# Shadowrun Returns



## Nerds_feather (Apr 14, 2014)

Anyone play this? I just finished it on iOS, and am keenly awaiting the second installment (which was just released for PC/Mac). From the review:



> *Shadowrun Returns* is, like the 1993 SNES classic, a true  isometric RPG--featuring turn-based squad combat, highly customizable  character classes, balanced gameplay and a well-developed and engaging  story. Rather than attempt a modernization, Harebrained smartly  doubled-down on the early 90s cyberpunk nostalgia--evident in everything  from character hairstyles to the goofy drum-n-bass music triggered by  combat. The result is a highly enjoyable, addictive experience that hits  the right note of nostalgia for life-long *Shadowrun* fans, as well as those who, like me, cut their teeth on PC games during the 90s (and 80s).


----------



## Darkchild130 (Apr 23, 2014)

Played it, loved it, hope they are releasing the sequel on ios. Not a big RPG fan but it was light enough to be accessible, plus cyberpunk is the best genre ever (I grew up with blade runner and Akira etc)


----------



## Nerds_feather (Apr 23, 2014)

Darkchild130 said:


> Played it, loved it, hope they are releasing the sequel on ios. Not a big RPG fan but it was light enough to be accessible, plus cyberpunk is the best genre ever (I grew up with blade runner and Akira etc)

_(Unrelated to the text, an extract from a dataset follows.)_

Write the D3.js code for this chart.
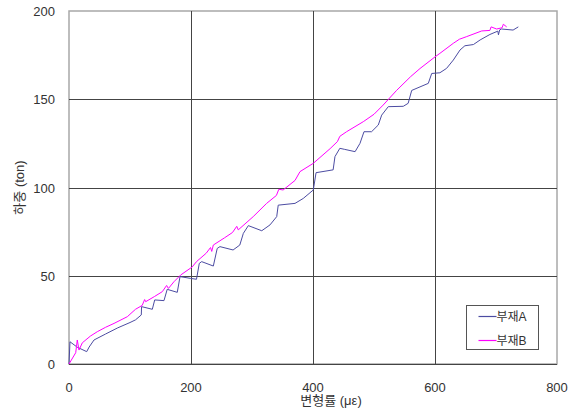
<!DOCTYPE html>
<html>
<head>
<meta charset="utf-8">
<script src="https://cdn.jsdelivr.net/npm/d3@7"></script>
<style>
  body { margin: 0; background: #fff; }
  text { font-family: "Liberation Sans", "Noto Sans CJK KR", sans-serif; fill: #333; }
</style>
</head>
<body>
<script>
// tick labels
const xTicks = [0, 200, 400, 600, 800];
const yTicks = [0, 50, 100, 150, 200];
const seriesNames = ["부재A", "부재B"];
const seriesColors = ["#4c4ca2", "#ff00ff"];

// 부재A (strain, load)
const strainA = [0, 1.6, 13.6, 29, 33, 41, 60, 80, 100, 109, 118.5, 119, 136.6, 140.5, 155.7, 161, 177.5, 182, 199.5, 209, 213.6, 217.5, 236.6, 243, 247.5, 269, 280, 285.8, 294, 316, 329.5, 340.5, 343, 370.5, 384, 400.5, 405, 433, 436, 444, 452, 469, 477, 483.6, 496, 507, 512.6, 523.4, 548, 556, 561.8, 575.4, 589, 594.6, 608, 619, 630, 641, 649, 663, 674, 690, 703, 704, 706, 709, 728, 736.6];
const loadA = [0, 12.6, 9.5, 7, 9.6, 13.6, 17, 20.5, 23.5, 25, 27.8, 32.5, 31, 36.3, 35.9, 42.3, 40.6, 49.5, 48.5, 48, 57, 58, 55.5, 65.5, 66.5, 64.6, 67.4, 74, 78.4, 75.5, 78.8, 83.5, 90, 91, 93.8, 98.6, 108.4, 110, 117.5, 122.2, 121.6, 120.3, 125, 131.6, 131.6, 135.4, 141, 145.8, 146, 147.7, 155, 157, 159, 164.6, 165, 167.5, 172.2, 177.9, 180.3, 181, 183.6, 186.7, 188.6, 186.5, 189.3, 189.8, 189.2, 191];

// 부재B (strain, load)
const strainB = [0, 11, 13.6, 16.4, 21.8, 35, 46.4, 60, 73.8, 95.6, 109, 120, 124, 125.7, 140, 153, 160, 163, 172, 183, 202, 209, 225, 232, 234, 236.6, 255, 268, 275, 277.5, 302, 324, 340, 344, 351, 370.5, 378.7, 400.5, 428, 440, 444, 455, 482.5, 500, 515, 537, 560, 575.4, 600, 608, 630, 640, 652, 676.6, 690, 692, 701, 710, 712, 717.5];
const loadB = [0, 6.4, 13.6, 7.9, 12, 15.8, 18.3, 20.8, 23, 26.8, 31, 33.2, 36.5, 35.3, 38.2, 41, 44.5, 42.8, 46.6, 50.4, 55, 58, 62.8, 66, 63.8, 67.4, 71.5, 74.5, 78, 76, 83.5, 91, 95.5, 99, 98.6, 104, 109, 113.7, 122, 126, 129, 131.6, 137.3, 141.5, 146.7, 155, 162.8, 167.4, 174, 176, 181.7, 184, 185.5, 188.7, 189, 191, 189.8, 190.5, 192.5, 191];

const width = 580, height = 410;
const margin = { left: 69, top: 11, right: 23, bottom: 46 };

const svg = d3.select("body").append("svg")
  .attr("width", width)
  .attr("height", height);

const x = d3.scaleLinear().domain([0, 800]).range([margin.left, width - margin.right]);
const y = d3.scaleLinear().domain([0, 200]).range([height - margin.bottom, margin.top]);

// plot border
svg.append("rect")
  .attr("x", x(0))
  .attr("y", y(200))
  .attr("width", x(800) - x(0))
  .attr("height", y(0) - y(200))
  .attr("fill", "none")
  .attr("stroke", "#a8a8a8")
  .attr("stroke-width", 1.5);

// grid
svg.selectAll(".hgrid")
  .data(yTicks.slice(1, -1))
  .join("line")
  .attr("x1", x(0)).attr("x2", x(800))
  .attr("y1", d => Math.round(y(d)) + 0.5)
  .attr("y2", d => Math.round(y(d)) + 0.5)
  .attr("stroke", "#444");

svg.selectAll(".vgrid")
  .data(xTicks.slice(1, -1))
  .join("line")
  .attr("y1", y(0)).attr("y2", y(200))
  .attr("x1", d => Math.round(x(d)) + 0.5)
  .attr("x2", d => Math.round(x(d)) + 0.5)
  .attr("stroke", "#444");

// bottom axis line
svg.append("line")
  .attr("x1", x(0)).attr("x2", x(800))
  .attr("y1", Math.round(y(0)) + 0.5).attr("y2", Math.round(y(0)) + 0.5)
  .attr("stroke", "#444");

// tick labels
svg.selectAll(".xlab")
  .data(xTicks)
  .join("text")
  .attr("x", d => x(d))
  .attr("y", y(0) + 28)
  .attr("text-anchor", "middle")
  .style("font-size", "13px")
  .text(d => d);

svg.selectAll(".ylab")
  .data(yTicks)
  .join("text")
  .attr("x", x(0) - 14)
  .attr("y", d => y(d) + 5)
  .attr("text-anchor", "end")
  .style("font-size", "13px")
  .text(d => d);

// axis titles
svg.append("text")
  .attr("x", 331)
  .attr("y", 405)
  .attr("text-anchor", "middle")
  .style("font-size", "13px")
  .text("변형률 (με)");

svg.append("text")
  .attr("transform", "translate(24," + ((y(0) + y(200)) / 2) + ") rotate(-90)")
  .attr("text-anchor", "middle")
  .style("font-size", "13px")
  .text("하중 (ton)");

// series
const line = d3.line()
  .x(d => x(d[0]))
  .y(d => y(d[1]));

const seriesData = [
  d3.zip(strainA, loadA),
  d3.zip(strainB, loadB)
];

svg.selectAll(".series")
  .data(seriesData)
  .join("path")
  .attr("d", line)
  .attr("fill", "none")
  .attr("stroke", (d, i) => seriesColors[i])
  .attr("stroke-width", 1)
  .attr("stroke-linejoin", "round");

// legend
const legend = svg.append("g").attr("transform", "translate(466.5,305.5)");
legend.append("rect")
  .attr("width", 72).attr("height", 44)
  .attr("fill", "#fff")
  .attr("stroke", "#555");

const items = legend.selectAll(".item")
  .data(seriesNames)
  .join("g")
  .attr("transform", (d, i) => "translate(0," + (11 + i * 24) + ")");

items.append("line")
  .attr("x1", 12).attr("x2", 30)
  .attr("stroke", (d, i) => seriesColors[i])
  .attr("stroke-width", 1.2);

items.append("text")
  .attr("x", 30)
  .attr("y", 4.5)
  .style("font-size", "12px")
  .text(d => d);
</script>
</body>
</html>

I know for a fact that they are! No firm release date has been set, but I hear it's probably July or August. Dragonfall is already out for PC/Mac.


----------



## Darkchild130 (Apr 23, 2014)

Excellent, a real standout title for ios I felt. Feels like an early 90s throwback in a good way. I remember shadowrun on the snes (and genesis) back in the day. Now we need a (decent) syndicate remake and I'm happy.


----------



## Pwaa (Jun 25, 2014)

Not had the time to play through the entire included story yet, but any recommendations on which to download and play off the Steam Workshop?
Loving the mechanics, although i was expecting/hoping for something a little more open-world, something like the original Fallouts.  I never played the original though (on account of only being 3 years old at the time), so guess this isn't how it was mean to be.

Would love to have a go at creating my own little story at some point for it.


----------